Introduction

Let’s learn about heuristic and population methods.

We'll cover the following

The theory of evolution states that the different forms of life we see today are the result of millions of years of evolution, mutations, and adaptation. The specimens that developed mutations that gave them an advantage over the others prevailed, and that mutation was transmitted to the next generation. That’s how evolution explains the existence of complex life forms like ourselves.

We’re not going to start a debate about the theory of evolution, but this is an idea that’s used in the world of optimization. Evolution, as it’s described in Charles Darwin’s theory, is not a carefully designed process that should converge to the organisms we see today. It has no requirements to ensure convergence. It’s just a process that goes on for millions of years and produces a result as a consequence.

In optimization, we can do the same. Sometimes the functions are very complicated or even unknown, so we can’t assure any requirements or behavior. We can’t assure convergence. Then we just start trying with a lot of candidate points and see if we’re lucky enough to find the optimal solution.

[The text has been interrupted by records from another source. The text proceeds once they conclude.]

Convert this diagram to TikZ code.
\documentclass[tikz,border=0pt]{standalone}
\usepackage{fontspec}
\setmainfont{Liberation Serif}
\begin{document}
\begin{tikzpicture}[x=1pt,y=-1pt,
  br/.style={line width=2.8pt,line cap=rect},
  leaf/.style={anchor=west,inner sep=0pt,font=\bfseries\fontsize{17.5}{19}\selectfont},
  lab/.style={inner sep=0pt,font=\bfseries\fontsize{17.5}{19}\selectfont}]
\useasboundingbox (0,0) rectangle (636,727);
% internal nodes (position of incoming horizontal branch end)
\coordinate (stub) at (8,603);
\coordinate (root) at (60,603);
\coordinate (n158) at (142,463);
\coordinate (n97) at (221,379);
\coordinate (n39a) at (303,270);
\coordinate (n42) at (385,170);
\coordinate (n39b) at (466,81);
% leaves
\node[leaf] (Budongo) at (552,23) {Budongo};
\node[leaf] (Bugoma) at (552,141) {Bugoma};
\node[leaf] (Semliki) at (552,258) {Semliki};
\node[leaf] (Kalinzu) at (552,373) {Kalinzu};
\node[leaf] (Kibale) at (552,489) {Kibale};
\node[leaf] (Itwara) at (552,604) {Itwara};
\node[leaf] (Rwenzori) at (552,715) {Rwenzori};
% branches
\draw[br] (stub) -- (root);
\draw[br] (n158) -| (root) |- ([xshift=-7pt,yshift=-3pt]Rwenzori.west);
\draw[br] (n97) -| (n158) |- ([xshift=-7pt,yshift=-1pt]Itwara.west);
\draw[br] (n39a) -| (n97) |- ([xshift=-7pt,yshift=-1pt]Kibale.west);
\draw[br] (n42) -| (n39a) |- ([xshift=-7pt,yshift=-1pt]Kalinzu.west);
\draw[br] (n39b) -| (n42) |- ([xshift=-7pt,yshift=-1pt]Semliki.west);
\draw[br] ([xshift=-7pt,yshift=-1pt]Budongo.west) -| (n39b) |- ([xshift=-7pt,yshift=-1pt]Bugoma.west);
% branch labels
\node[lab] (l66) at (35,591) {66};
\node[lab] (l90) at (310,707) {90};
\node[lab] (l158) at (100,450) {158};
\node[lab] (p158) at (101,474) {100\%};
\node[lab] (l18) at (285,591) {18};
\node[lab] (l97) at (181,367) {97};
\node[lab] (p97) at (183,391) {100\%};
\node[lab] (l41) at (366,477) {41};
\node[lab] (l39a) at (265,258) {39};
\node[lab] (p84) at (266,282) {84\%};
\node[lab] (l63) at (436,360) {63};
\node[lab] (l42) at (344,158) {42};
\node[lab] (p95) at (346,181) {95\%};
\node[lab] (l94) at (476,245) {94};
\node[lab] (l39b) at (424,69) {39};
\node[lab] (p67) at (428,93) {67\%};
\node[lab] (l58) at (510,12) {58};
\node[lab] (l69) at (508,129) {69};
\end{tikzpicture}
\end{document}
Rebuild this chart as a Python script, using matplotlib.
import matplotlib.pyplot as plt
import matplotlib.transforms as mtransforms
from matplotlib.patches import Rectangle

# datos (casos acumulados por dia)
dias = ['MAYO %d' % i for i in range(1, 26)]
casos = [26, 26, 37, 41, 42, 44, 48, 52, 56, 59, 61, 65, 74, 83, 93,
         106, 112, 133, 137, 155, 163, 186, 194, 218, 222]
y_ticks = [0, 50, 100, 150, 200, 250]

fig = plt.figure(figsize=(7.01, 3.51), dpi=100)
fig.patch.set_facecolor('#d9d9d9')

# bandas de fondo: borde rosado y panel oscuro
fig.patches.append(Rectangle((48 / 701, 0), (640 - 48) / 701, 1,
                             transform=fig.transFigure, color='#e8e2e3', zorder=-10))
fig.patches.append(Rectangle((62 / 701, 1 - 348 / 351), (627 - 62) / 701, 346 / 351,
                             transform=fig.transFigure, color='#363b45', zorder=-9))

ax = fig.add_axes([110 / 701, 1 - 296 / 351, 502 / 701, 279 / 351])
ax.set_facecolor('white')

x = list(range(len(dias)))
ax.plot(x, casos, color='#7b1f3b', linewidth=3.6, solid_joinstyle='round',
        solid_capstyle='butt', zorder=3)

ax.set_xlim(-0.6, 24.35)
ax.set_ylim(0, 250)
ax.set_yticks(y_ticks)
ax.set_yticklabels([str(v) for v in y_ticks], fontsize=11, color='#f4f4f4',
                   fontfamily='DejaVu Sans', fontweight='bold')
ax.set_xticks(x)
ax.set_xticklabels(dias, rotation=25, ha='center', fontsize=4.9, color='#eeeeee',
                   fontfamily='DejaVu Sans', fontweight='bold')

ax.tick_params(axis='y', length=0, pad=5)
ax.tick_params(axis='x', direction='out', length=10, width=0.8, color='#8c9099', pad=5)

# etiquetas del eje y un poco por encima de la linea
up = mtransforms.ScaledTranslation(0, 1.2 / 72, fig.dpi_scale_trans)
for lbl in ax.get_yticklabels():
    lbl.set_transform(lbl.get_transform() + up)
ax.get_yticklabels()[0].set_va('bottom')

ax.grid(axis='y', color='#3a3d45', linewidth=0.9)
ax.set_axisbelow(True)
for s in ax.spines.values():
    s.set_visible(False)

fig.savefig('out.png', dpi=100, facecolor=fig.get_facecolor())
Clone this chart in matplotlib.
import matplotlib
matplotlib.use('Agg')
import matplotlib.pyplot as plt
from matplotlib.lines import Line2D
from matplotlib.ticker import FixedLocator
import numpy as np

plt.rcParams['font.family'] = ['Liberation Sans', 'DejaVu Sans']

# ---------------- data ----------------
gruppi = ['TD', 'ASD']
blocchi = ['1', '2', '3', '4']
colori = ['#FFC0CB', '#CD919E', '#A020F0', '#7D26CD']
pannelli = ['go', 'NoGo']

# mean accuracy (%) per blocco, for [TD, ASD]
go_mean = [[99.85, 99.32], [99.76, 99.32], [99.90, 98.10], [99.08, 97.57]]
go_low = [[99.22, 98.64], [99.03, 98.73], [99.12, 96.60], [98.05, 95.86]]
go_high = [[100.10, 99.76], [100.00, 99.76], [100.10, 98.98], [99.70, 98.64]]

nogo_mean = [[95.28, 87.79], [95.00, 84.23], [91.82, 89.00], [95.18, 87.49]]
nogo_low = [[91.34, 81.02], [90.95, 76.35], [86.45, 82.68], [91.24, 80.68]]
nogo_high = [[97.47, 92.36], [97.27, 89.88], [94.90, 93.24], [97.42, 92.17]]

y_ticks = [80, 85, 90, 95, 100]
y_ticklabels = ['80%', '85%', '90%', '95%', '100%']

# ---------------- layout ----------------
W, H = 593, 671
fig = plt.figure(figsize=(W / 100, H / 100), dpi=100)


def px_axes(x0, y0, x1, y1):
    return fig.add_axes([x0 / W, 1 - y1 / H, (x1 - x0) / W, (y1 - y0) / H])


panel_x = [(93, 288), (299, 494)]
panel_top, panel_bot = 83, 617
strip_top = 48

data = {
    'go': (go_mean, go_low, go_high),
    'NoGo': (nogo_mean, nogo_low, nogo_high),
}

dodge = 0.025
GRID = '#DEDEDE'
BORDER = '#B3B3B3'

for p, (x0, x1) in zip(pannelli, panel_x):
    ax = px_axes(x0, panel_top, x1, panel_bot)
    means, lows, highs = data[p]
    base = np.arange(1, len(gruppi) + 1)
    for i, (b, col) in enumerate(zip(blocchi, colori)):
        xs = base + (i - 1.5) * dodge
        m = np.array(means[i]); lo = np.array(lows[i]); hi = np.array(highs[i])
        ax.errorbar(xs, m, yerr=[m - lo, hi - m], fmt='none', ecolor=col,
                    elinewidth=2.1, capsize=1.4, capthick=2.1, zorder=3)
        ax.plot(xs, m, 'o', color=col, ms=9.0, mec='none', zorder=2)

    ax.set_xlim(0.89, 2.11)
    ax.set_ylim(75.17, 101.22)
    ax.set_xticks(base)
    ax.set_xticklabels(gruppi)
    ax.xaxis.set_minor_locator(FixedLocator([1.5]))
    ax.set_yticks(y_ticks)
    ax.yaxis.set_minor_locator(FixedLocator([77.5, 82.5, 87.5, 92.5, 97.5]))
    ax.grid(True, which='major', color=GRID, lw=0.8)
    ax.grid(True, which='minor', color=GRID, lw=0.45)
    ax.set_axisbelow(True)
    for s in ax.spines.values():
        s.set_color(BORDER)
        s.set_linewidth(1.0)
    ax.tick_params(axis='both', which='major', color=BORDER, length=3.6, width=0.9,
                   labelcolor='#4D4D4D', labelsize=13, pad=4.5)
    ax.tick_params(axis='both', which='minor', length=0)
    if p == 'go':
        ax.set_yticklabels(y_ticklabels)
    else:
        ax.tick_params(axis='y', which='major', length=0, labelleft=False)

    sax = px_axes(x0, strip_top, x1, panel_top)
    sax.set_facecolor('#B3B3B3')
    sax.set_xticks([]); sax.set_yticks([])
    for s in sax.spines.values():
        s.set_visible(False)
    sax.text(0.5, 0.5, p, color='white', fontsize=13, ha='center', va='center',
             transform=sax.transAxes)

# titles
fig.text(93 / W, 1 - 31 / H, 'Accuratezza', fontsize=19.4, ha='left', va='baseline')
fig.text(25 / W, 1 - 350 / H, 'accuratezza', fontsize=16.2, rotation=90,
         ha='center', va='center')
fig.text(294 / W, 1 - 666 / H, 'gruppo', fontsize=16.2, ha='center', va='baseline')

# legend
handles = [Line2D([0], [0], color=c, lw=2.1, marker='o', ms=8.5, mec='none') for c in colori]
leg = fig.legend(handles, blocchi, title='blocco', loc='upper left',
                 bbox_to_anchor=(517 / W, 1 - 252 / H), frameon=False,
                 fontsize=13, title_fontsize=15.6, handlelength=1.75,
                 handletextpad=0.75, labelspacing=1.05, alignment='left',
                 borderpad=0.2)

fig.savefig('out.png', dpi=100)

That seems pretty outlandish. There are too many candidate points (maybe even an infinite amount of them) and maybe just one of them is the solution. Exploring all of them seems unfeasible, and it is. But we’re not going to explore naively. We’ll mimic the theory of evolution so good candidates will prevail and will produce even better candidates for the next generation of points. This way, we hope that at some point in that simulated evolution, we get the solution we’re looking for.